The mild re-tightening in the market last month was not enough to stabilize prices, at least not yet. For example, the MLS HPI index, which adjusts for quality and compositional changes in the sales mix, fell another 0.8% m/m, for the fourth consecutive drop. Not unlike the sales figures, prices are a glass half-full/half-empty story—they are up 2.6% from last February's recent low (and up 0.7% y/y), but are now down 13% from the peak reached in Feb/22.
As usual, there were many regional cross currents last month. Among the larger cities, Toronto and Ottawa saw the biggest monthly bounce, followed by Winnipeg (see table), but all saw at least some modest gains. Yet, notably, for all of 2023, there was actually very little regional variation in activity, with most cities posting sales declines of close to the national norm (of -11%)—even Calgary sales fell 10% last year. Average transactions prices (which don't adjust for sales mix) rose in all major cities on a year-on-year basis, led by double-digit gains in Halifax and Regina, but were down 3.6% for all of last year (a few cities bucked the trend, led by a 3.7% rise in Calgary).

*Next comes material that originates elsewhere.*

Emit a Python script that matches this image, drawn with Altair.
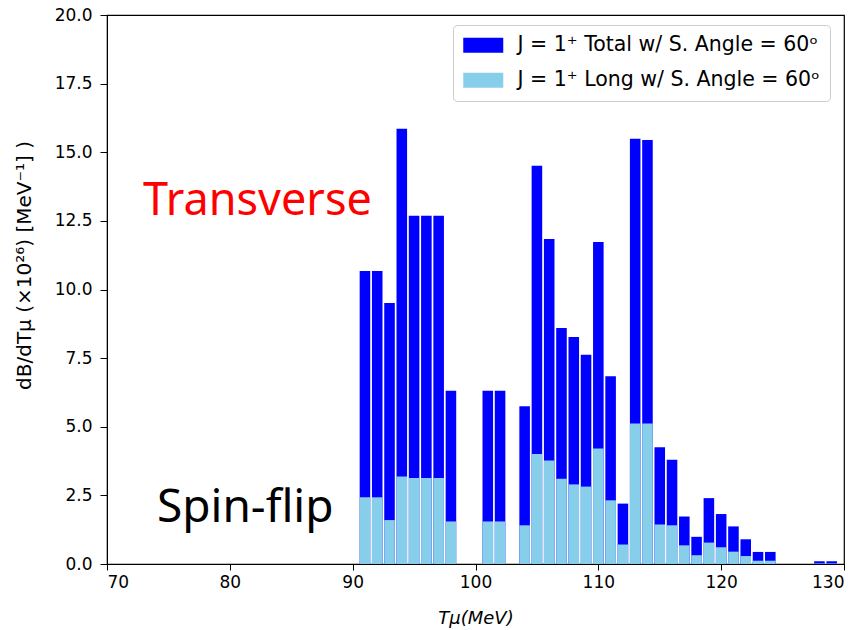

Looking ahead to 2024, it's notable that even CREA seemed a bit cautious on the outlook, even with this weather-aided rebound in December sales. One big plus for the market is the recent plunge in bond yields, which has carved the all-important five-year GoC by more than 110 basis points from the peak just three short months ago. This rapid descent has translated into falling long-term mortgage rates, no doubt reviving sentiment. In addition, fiery population growth, still-decent employment gains, and rapidly rising rents are keeping important support squarely under demand. Our official call is for sales to be roughly flat in volume terms this year, and for the HPI to dip another 4% on average (after a 5.9% drop in 2023), but the sudden drop in long-term rates suggests the risks to those calls are to the high side. A potential stirring in the housing market may be one of the key reasons the Bank of Canada is doggedly sticking with a hawkish narrative, concerned that a quick turn in housing could inflame smoldering inflation pressures.